I have been very blessed and of course extremely lucky to have secured a full-time job 3 days before landing in Canada and to add a cherry on top, this job is the same job I have been doing for 8.5 years.
It was not easy. I tried applying for jobs even before entering the Express Entry hoping that a Canadian company will take notice of my resume and hopefully offer me a job which will boost up my points. It did not happen until 3 days before our flight.
Before entering the Express Entry, I prepared my resume, the same old resume that got me jobs not just in the Philippines but also in Singapore. At that time, I had great faith that this resume will outshine other applicants in a job I am applying for and will land me a job in Canada but it didn’t. What I usually get, if I’m lucky, is a reply from a job application stating, “We have considered your skills and we regret to inform you that we decided to pursue other candidates blah blah blah.” Seriously, I always stop reading after the “regret” word and wished that they didn’t reply at all, just so I have that tiny hope that they are going through my resume and they are just thinking how much salary to offer me. I was quite hopeful during those times.
My personal statistics is out of 10 applications, 1 will give me the “regret” reply, 9 of them will just ignore me. So after months of applying, a year in fact, I convinced myself that I won’t get a job unless I’m already in Canada, or so I thought.
Two months before landing in Canada, I reached out to a firm called JVS Toronto for their CanPrep program. Just a disclaimer, this is not in any way an advertisement for them, but they did help me a lot. This is a free service for soon-to-be migrants to help them get a job through a series of trainings and one on one meetings with a career coach. One thing that helped me a lot is the training in resume building. So yes, the secret, if you want to call it that, is your resume.

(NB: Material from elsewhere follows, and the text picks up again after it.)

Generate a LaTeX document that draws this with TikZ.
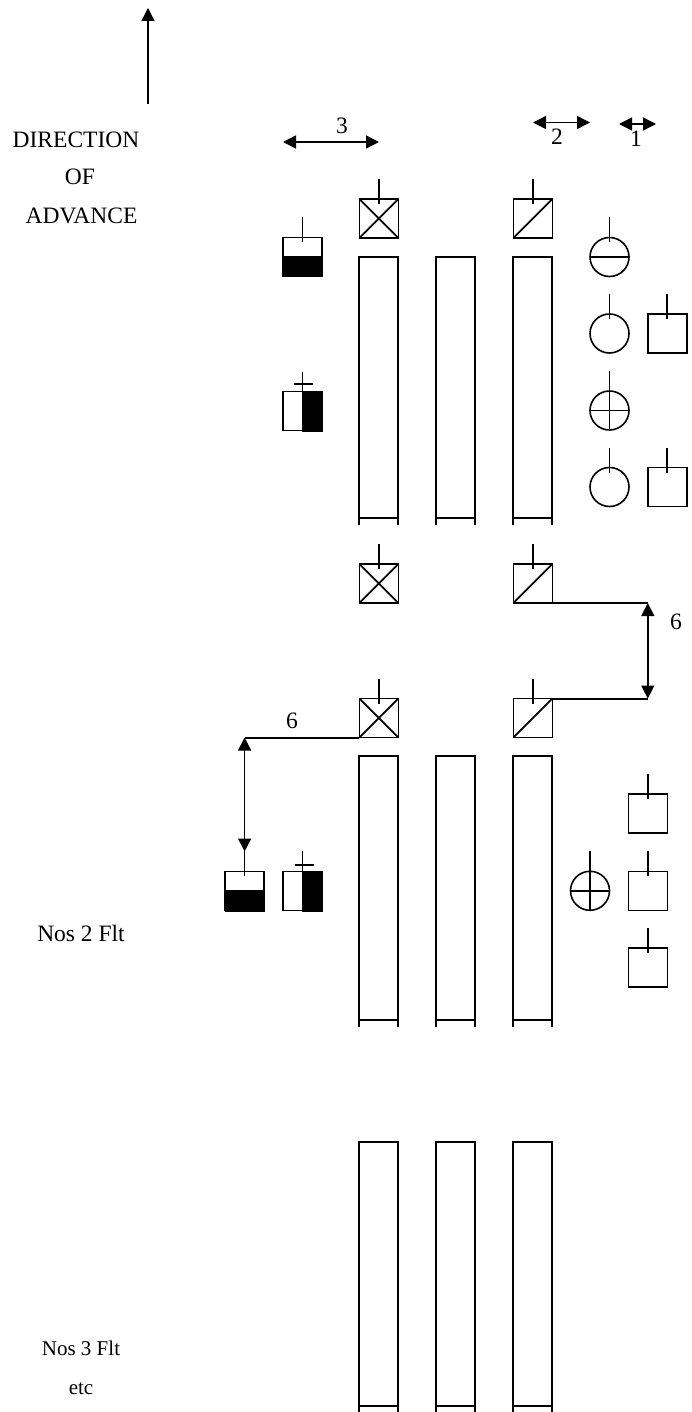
\documentclass[tikz,border=0pt]{standalone}
\usepackage{fontspec}
\setmainfont{Liberation Serif}
\usetikzlibrary{arrows.meta}
\tikzset{
  x=1pt, y=-1pt,
  every node/.append style={font=\fontsize{23.5}{26}\selectfont, inner sep=0pt, outer sep=0pt},
  smalltext/.style={font=\fontsize{21}{23}\selectfont},
  thinline/.style={line width=1.6pt},
  plainbox/.style={draw, line width=1.6pt, rectangle, minimum size=39pt},
  crossbox/.style={plainbox, path picture={
    \draw[line width=1.8pt] (path picture bounding box.south west) -- (path picture bounding box.north east);
    \draw[line width=1.8pt] (path picture bounding box.north west) -- (path picture bounding box.south east);}},
  slashbox/.style={plainbox, path picture={
    \draw[line width=1.8pt] (path picture bounding box.south west) -- (path picture bounding box.north east);}},
  plaincirc/.style={draw, line width=1.6pt, circle, minimum size=39pt},
  barbox/.style={draw, line width=2pt, rectangle, minimum width=39pt, anchor=north},
  dimarrow/.style={line width=1.4pt, {Triangle[length=13pt,width=13pt]}-{Triangle[length=13pt,width=13pt]}}
}
\begin{document}
\begin{tikzpicture}
\useasboundingbox (0,0) rectangle (691,1412);

% direction of advance
\coordinate (dirtail) at (148,104);
\coordinate (dirhead) at (148,8);
\draw[line width=1.4pt, -{Triangle[length=13pt,width=13pt]}] (dirtail) -- (dirhead);
\node[anchor=base] (dirtext) at (76,148) {DIRECTION};
\node[anchor=base] (oftext) at (80,185) {OF};
\node[anchor=base] (advtext) at (81.5,224) {ADVANCE};
\node[anchor=base] (flt2) at (81,941) {Nos 2 Flt};
\node[anchor=base, smalltext] (flt3) at (81,1355) {Nos 3 Flt};
\node[anchor=base, smalltext] (fltetc) at (81,1394) {etc};

% interval arrows
\coordinate (a3l) at (283,142);
\coordinate (a3r) at (379,142);
\coordinate (a2l) at (533,122.5);
\coordinate (a2r) at (590,122.5);
\coordinate (a1l) at (619,124);
\coordinate (a1r) at (656,124);
\draw[dimarrow] (a3l) -- (a3r);
\draw[dimarrow] (a2l) -- (a2r);
\draw[dimarrow] (a1l) -- (a1r);
\node[anchor=base] (lab3) at (342,134) {3};
\node[anchor=base] (lab2) at (557,145) {2};
\node[anchor=base] (lab1) at (636,147) {1};

% bars, three columns by three flights
\foreach \c/\x in {a/378.8, b/455.8, c/532.8}{
  \foreach \r/\ytop/\ylow in {1/257/517.5, 2/756/1019.5, 3/1141.5/1405.5}{
    \node[barbox, minimum height=\ylow pt-\ytop pt] (bar\c\r) at (\x,\ytop) {};
    \draw[line width=2pt] (bar\c\r.south west) -- ++(0,7);
    \draw[line width=2pt] (bar\c\r.south east) -- ++(0,7);
  }
}

% squares with a cross or a slash
\node[crossbox] (xa) at (378.8,218.5) {};
\node[slashbox] (sa) at (532.8,218.5) {};
\node[crossbox] (xb) at (378.8,583.5) {};
\node[slashbox] (sb) at (532.8,583.5) {};
\node[crossbox] (xc) at (378.8,718) {};
\node[slashbox] (sc) at (532.8,718) {};

% half filled boxes
\node[plainbox] (ha) at (302.3,257) {};
\fill (282,256.5) rectangle (323,277);
\node[plainbox] (va) at (302.3,411) {};
\fill (302,391) rectangle (323,431.5);
\node[plainbox] (hb) at (244.6,890.8) {};
\fill (224.5,890) rectangle (265,911.5);
\node[plainbox] (vb) at (302.3,890.8) {};
\fill (302,870.5) rectangle (323,911.5);

% circles
\node[plaincirc] (ca) at (609.5,257) {};
\node[plaincirc] (cb) at (609.5,333.5) {};
\node[plaincirc] (cc) at (609.5,410.5) {};
\node[plaincirc] (cd) at (609.5,487) {};
\node[plaincirc] (ce) at (590,890.8) {};
\draw[thinline] (ca.west) -- (ca.east);
\draw[thinline] (cc.west) -- (cc.east);
\draw[thinline] (cc.north) -- (cc.south);
\draw[thinline] (ce.west) -- (ce.east);
\draw[thinline] (ce.north) -- (ce.south);

% plain squares
\node[plainbox] (qa) at (667.2,333.5) {};
\node[plainbox] (qb) at (667.2,487) {};
\node[plainbox] (qc) at (647.8,813.5) {};
\node[plainbox] (qd) at (647.8,890.8) {};
\node[plainbox] (qe) at (647.8,967.5) {};

% stems
\foreach \n in {xa,sa,xb,sb,xc,sc,ha,ca,cb,cc,cd,ce,qa,qb,qc,qd,qe,hb,va,vb}{
  \draw[thinline] (\n.north) ++(0,-20) -- ++(0,25);
}
\coordinate (crossa) at (303.5,384);
\draw[line width=2pt] (crossa) ++(-9.5,0) -- ++(19,0);
\coordinate (crossb) at (304.5,864.5);
\draw[line width=2pt] (crossb) ++(-9.5,0) -- ++(19,0);

% spacing 6 on the right
\coordinate (rtop) at (647.8,603);
\coordinate (rlow) at (647.8,698.5);
\draw[line width=2pt] (sb.south east) -- (rtop);
\draw[line width=2pt] (sc.north east) -- (rlow);
\draw[dimarrow] (rtop) -- (rlow);
\node[anchor=base] (lab6r) at (676,629) {6};

% spacing 6 on the left
\coordinate (ltop) at (244.6,737.5);
\coordinate (llow) at (244.6,851.5);
\draw[line width=2pt] (xc.south west) -- (ltop);
\draw[dimarrow] (ltop) -- (llow);
\node[anchor=base] (lab6l) at (292,728) {6};
\end{tikzpicture}
\end{document}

It turned out that my resume is not tailor-made for the Canadian job market even though it looked very good for the Asian market. You can check google on how to create one and I’ll be showing you an excerpt of my before and after resume.

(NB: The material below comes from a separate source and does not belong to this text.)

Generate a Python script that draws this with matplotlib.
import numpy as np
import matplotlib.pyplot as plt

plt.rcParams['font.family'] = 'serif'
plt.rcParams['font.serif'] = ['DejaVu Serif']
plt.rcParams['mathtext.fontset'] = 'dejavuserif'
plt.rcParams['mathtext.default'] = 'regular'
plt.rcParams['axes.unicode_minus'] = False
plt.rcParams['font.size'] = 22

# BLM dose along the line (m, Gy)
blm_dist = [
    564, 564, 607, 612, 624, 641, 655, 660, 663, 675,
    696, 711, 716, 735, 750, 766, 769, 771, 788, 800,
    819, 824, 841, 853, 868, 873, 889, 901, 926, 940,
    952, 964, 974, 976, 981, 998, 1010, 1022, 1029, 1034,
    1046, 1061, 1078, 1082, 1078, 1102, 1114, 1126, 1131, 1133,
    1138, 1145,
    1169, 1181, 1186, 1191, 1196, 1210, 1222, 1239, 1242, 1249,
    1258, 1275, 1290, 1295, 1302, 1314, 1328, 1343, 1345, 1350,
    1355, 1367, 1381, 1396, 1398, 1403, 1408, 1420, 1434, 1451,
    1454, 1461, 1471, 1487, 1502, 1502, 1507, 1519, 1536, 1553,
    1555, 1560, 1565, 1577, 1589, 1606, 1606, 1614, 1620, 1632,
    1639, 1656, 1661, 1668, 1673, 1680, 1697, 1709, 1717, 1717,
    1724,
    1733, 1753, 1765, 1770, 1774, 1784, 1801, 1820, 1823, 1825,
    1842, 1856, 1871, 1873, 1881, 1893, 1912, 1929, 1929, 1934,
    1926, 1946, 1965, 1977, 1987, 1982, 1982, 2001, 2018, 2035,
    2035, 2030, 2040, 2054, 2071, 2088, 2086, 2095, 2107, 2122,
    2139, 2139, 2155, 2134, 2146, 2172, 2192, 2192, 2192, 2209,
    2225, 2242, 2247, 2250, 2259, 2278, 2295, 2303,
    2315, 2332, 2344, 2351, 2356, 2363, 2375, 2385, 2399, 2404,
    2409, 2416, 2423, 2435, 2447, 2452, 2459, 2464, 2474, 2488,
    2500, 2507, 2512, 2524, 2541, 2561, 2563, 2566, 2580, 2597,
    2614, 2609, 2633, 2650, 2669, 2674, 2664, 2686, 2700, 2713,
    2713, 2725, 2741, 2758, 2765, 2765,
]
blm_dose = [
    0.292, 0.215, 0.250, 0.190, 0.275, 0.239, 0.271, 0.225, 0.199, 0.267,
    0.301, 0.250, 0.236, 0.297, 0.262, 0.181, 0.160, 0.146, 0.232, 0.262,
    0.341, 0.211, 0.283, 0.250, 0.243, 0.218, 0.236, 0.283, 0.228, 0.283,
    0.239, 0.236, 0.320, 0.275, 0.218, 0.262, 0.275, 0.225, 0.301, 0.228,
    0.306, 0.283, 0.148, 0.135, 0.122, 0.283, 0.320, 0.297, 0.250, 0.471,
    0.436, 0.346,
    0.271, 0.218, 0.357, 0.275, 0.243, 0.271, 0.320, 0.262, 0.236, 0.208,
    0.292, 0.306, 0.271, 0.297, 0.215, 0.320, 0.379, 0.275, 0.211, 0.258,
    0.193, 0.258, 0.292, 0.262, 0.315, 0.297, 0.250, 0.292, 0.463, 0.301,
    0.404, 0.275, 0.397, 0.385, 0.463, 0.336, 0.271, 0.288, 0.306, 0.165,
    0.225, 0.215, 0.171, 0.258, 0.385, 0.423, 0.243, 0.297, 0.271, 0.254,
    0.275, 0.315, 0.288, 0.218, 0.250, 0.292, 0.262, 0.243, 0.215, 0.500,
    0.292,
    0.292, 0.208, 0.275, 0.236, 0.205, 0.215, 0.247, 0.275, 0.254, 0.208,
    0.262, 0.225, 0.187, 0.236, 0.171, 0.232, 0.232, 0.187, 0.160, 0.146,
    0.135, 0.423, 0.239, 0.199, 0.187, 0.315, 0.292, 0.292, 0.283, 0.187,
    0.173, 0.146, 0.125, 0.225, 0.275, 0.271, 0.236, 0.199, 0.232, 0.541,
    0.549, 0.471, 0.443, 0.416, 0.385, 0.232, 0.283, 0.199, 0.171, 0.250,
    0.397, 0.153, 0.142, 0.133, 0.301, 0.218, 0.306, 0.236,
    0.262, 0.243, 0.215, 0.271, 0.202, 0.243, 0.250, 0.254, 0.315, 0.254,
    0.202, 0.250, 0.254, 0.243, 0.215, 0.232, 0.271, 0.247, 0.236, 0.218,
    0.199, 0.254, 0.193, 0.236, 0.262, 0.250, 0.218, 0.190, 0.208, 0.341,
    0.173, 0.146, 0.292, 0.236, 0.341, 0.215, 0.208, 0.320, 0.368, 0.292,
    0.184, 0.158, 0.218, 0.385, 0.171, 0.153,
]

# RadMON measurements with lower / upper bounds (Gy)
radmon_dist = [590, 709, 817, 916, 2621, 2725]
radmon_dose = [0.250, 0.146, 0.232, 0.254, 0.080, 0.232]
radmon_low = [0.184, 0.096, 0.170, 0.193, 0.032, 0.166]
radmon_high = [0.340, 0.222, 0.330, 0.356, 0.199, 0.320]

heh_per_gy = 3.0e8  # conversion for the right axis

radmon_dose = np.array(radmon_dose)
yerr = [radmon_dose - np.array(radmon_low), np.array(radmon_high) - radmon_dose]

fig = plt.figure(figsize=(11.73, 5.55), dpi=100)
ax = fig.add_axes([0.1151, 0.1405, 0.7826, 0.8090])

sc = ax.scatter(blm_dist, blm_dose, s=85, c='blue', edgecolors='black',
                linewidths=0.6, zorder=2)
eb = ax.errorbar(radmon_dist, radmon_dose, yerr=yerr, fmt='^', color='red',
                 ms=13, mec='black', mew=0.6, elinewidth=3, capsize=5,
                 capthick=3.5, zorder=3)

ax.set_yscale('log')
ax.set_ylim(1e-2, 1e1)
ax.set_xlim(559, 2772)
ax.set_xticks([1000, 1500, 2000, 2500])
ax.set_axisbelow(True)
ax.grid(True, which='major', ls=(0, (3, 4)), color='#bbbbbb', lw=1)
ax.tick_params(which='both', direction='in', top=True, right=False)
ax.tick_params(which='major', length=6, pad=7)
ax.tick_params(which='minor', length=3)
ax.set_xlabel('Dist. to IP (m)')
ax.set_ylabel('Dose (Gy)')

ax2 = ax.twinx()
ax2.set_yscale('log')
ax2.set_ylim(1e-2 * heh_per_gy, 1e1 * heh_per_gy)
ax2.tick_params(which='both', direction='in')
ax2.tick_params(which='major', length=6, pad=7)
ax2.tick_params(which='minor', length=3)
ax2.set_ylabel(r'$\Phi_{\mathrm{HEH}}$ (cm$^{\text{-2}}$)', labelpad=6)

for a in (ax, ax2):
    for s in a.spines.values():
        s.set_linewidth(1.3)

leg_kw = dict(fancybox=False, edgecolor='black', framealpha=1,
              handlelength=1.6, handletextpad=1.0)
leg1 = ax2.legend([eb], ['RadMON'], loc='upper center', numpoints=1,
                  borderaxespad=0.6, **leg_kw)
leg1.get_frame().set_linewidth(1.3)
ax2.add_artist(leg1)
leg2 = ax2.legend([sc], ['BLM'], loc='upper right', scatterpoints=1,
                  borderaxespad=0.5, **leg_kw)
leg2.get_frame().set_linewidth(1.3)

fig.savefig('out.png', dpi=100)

I am in the IT industry doing software automated testing. Before, my resume looks like this:
After taking the online training and doing some research, it now looks like this:
What I did basically was to let the hiring manager know what I can offer in ten seconds by simplifying my resume. All my accomplishments, education and professional experience are just supporting details. I also put my Canada address and a Canadian mobile number. I used Spikko’s services for this one.
As soon as I did the changes, my stats became 1 interview request per 20 applications. For me, it is not bad since I’ve spent almost 1 year of countless hours looking at job boards and more than 200 applications for possible jobs without getting any interview requests. Getting at least 5% chance securing an interview is already heart warming.

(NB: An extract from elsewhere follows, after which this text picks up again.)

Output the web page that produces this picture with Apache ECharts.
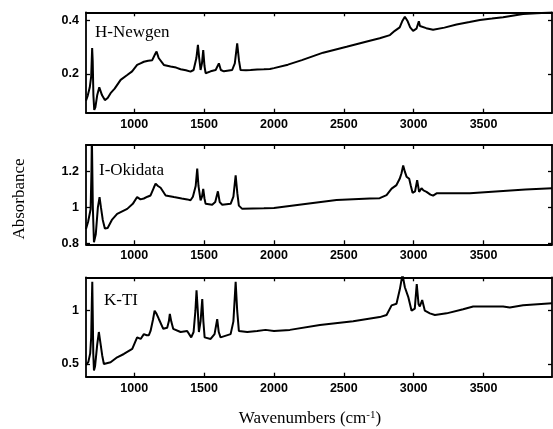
<!DOCTYPE html>
<html><head><meta charset="utf-8">
<script src="https://cdn.jsdelivr.net/npm/echarts@6/dist/echarts.min.js"></script>
<style>html,body{margin:0;padding:0;background:#fff}#c{width:553px;height:429px}</style>
</head><body><div id="c"></div>
<script>
// ---- data ----
var panelNames = ['H-Newgen', 'I-Okidata', 'K-TI'];
var xTicks = [1000, 1500, 2000, 2500, 3000, 3500];
var yTicksH = [0.2, 0.4];
var yTicksI = [0.8, 1, 1.2];
var yTicksK = [0.5, 1];

var wnH = [655,668,682,692,699,703,708,714,722,735,750,757,770,790,810,831,860,903,950,985,1021,1045,1069,1100,1129,1150,1160,1175,1212,1260,1300,1332,1370,1403,1425,1445,1456,1465,1475,1485,1494,1503,1511,1547,1583,1606,1620,1642,1701,1720,1737,1750,1761,1800,1833,1880,1928,1971,2000,2100,2200,2352,2520,2686,2757,2830,2865,2900,2920,2937,2955,2975,2996,3020,3037,3045,3056,3090,3139,3220,3307,3400,3474,3560,3640,3783,3880,3990];
var absH = [0.10,0.12,0.15,0.19,0.297,0.25,0.12,0.065,0.075,0.12,0.15,0.152,0.12,0.102,0.11,0.128,0.145,0.178,0.196,0.21,0.234,0.24,0.246,0.25,0.252,0.275,0.284,0.26,0.234,0.228,0.224,0.218,0.214,0.209,0.215,0.26,0.309,0.26,0.215,0.24,0.29,0.23,0.203,0.21,0.215,0.24,0.215,0.21,0.215,0.24,0.315,0.25,0.215,0.214,0.215,0.217,0.218,0.219,0.222,0.235,0.252,0.28,0.302,0.325,0.334,0.346,0.362,0.375,0.40,0.415,0.40,0.375,0.362,0.37,0.398,0.38,0.377,0.372,0.366,0.374,0.386,0.395,0.403,0.408,0.413,0.425,0.428,0.431];

var wnI = [655,670,688,694,697,700,704,712,725,740,752,762,775,790,810,840,878,950,990,1021,1045,1069,1095,1117,1140,1153,1170,1189,1225,1284,1340,1380,1403,1420,1440,1451,1460,1475,1485,1494,1503,1511,1558,1580,1599,1612,1630,1690,1710,1726,1738,1749,1773,1850,1928,2000,2209,2448,2686,2757,2806,2842,2877,2900,2913,2925,2937,2949,2968,2980,2992,3010,3025,3039,3056,3070,3092,3120,3139,3164,3300,3402,3640,3800,3990];
var absI = [0.88,0.92,0.99,1.2,1.4,1.4,1.0,0.805,0.85,1.0,1.058,1.0,0.93,0.882,0.885,0.93,0.964,0.992,1.02,1.058,1.045,1.05,1.06,1.067,1.11,1.133,1.12,1.11,1.067,1.058,1.05,1.045,1.04,1.06,1.12,1.217,1.12,1.04,1.06,1.104,1.05,1.02,1.015,1.03,1.09,1.03,1.015,1.02,1.06,1.18,1.08,1.01,0.992,0.994,0.995,0.997,1.018,1.041,1.05,1.052,1.069,1.105,1.125,1.16,1.191,1.235,1.2,1.172,1.16,1.12,1.082,1.09,1.153,1.087,1.107,1.095,1.087,1.072,1.066,1.079,1.08,1.08,1.092,1.1,1.107];

var wnK = [655,672,685,692,697,700,703,707,712,720,735,747,758,771,783,795,831,878,926,986,1005,1021,1046,1069,1090,1105,1117,1135,1146,1160,1177,1208,1236,1248,1255,1265,1279,1332,1379,1408,1425,1438,1446,1455,1463,1475,1487,1495,1504,1547,1575,1594,1605,1618,1690,1710,1726,1737,1749,1809,1880,1940,2000,2114,2329,2567,2757,2806,2842,2877,2901,2920,2937,2961,2985,3008,3022,3035,3044,3061,3080,3116,3152,3236,3354,3426,3521,3640,3688,3783,3990];
var absK = [0.49,0.52,0.60,0.75,1.1,1.27,1.0,0.6,0.44,0.48,0.68,0.80,0.70,0.58,0.50,0.484,0.516,0.563,0.594,0.641,0.70,0.75,0.735,0.78,0.77,0.77,0.81,0.92,1.0,0.97,0.92,0.83,0.84,0.90,0.97,0.90,0.83,0.80,0.81,0.75,0.80,1.0,1.19,1.0,0.80,0.90,1.11,0.9,0.75,0.735,0.78,0.92,0.80,0.75,0.78,0.90,1.27,1.0,0.81,0.80,0.81,0.82,0.81,0.82,0.866,0.90,0.94,0.96,1.05,1.065,1.2,1.34,1.22,1.13,1.0,1.02,1.25,1.06,1.04,1.1,1.0,0.975,0.96,0.975,1.013,1.04,1.04,1.04,1.03,1.05,1.07];

// ---- layout ----
var xMin = 655, xMax = 3990;
var grids = [
  {left: 86, width: 466, top: 12.3, height: 100.4},
  {left: 86, width: 466, top: 145, height: 99.3},
  {left: 86, width: 466, top: 277.3, height: 99.4}
];
var yRanges = [[0.0548, 0.4315], [0.794, 1.349], [0.381, 1.313]];
var yTicksAll = [yTicksH, yTicksI, yTicksK];
var wnAll = [wnH, wnI, wnK];
var absAll = [absH, absI, absK];

var lineCol = '#000';
var labelFont = {color: '#000', fontSize: 12.5, fontWeight: 'bold', fontFamily: 'Liberation Sans'};
var xAxes = [], yAxes = [], series = [];
for (var i = 0; i < 3; i++) {
  ['bottom', 'top'].forEach(function (pos) {
    xAxes.push({
      type: 'value', gridIndex: i, position: pos, min: xMin, max: xMax,
      axisLine: {show: true, onZero: false, lineStyle: {color: lineCol, width: 1.8}},
      axisTick: {show: true, inside: true, length: 4, customValues: xTicks, lineStyle: {color: lineCol, width: 1.3}},
      axisLabel: Object.assign({show: pos === 'bottom', customValues: xTicks, margin: 5,
        formatter: function (v) { return String(Math.round(v)); }}, labelFont),
      splitLine: {show: false}
    });
  });
  ['left', 'right'].forEach(function (pos) {
    yAxes.push({
      type: 'value', gridIndex: i, position: pos, min: yRanges[i][0], max: yRanges[i][1],
      axisLine: {show: true, onZero: false, lineStyle: {color: lineCol, width: 1.8}},
      axisTick: {show: true, inside: true, length: 4, customValues: yTicksAll[i], lineStyle: {color: lineCol, width: 1.3}},
      axisLabel: Object.assign({show: pos === 'left', customValues: yTicksAll[i], margin: 7,
        formatter: function (v) { return String(+(+v).toFixed(2)); }}, labelFont),
      splitLine: {show: false}
    });
  });
  var d = wnAll[i].map(function (w, k) { return [w, absAll[i][k]]; });
  series.push({
    type: 'line', xAxisIndex: i * 2, yAxisIndex: i * 2, data: d, showSymbol: false, symbol: 'none',
    clip: true, animation: false, lineStyle: {color: lineCol, width: 2}
  });
}

var labelPos = [[95, 34.3], [99, 171.7], [104, 301.7]];
var graphics = panelNames.map(function (n, i) {
  return {type: 'text', left: labelPos[i][0], top: labelPos[i][1] - 10,
    style: {text: n, font: '17px "Liberation Serif"', fill: '#000'}};
});
graphics.push({type: 'text', x: 11, y: 199, rotation: Math.PI / 2,
  style: {text: 'Absorbance', font: '17px "Liberation Serif"', fill: '#000', align: 'center', verticalAlign: 'top'}});
graphics.push({type: 'text', x: 310, y: 410,
  style: {text: '{a|Wavenumbers (cm}{s|-1}{a|)}', align: 'center', verticalAlign: 'top',
    rich: {a: {font: '17px "Liberation Serif"', fill: '#000'}, s: {font: '11px "Liberation Serif"', fill: '#000', verticalAlign: 'top', padding: [0, 0, 6, 0]}}}});

var chart = echarts.init(document.getElementById('c'), null, {renderer: 'canvas'});
chart.setOption({
  animation: false,
  backgroundColor: '#fff',
  grid: grids,
  xAxis: xAxes,
  yAxis: yAxes,
  series: series,
  graphic: graphics
});
</script></body></html>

I’m not an expert in job hunting nor creating a sell-able resume, but based on my experience, the points below worked for me.
- Tailor made your resume to the Canadian job market (if possible, per company and job description). Don’t lie about any of the content.
- Look hard enough for job openings and you must be willing to spend at least an hour weekly to browse through different online job boards (if you have network in Canada, try to connect with them, most job openings are not posted online and can be applied through referrals)
- Most importantly, pray. It makes the difference.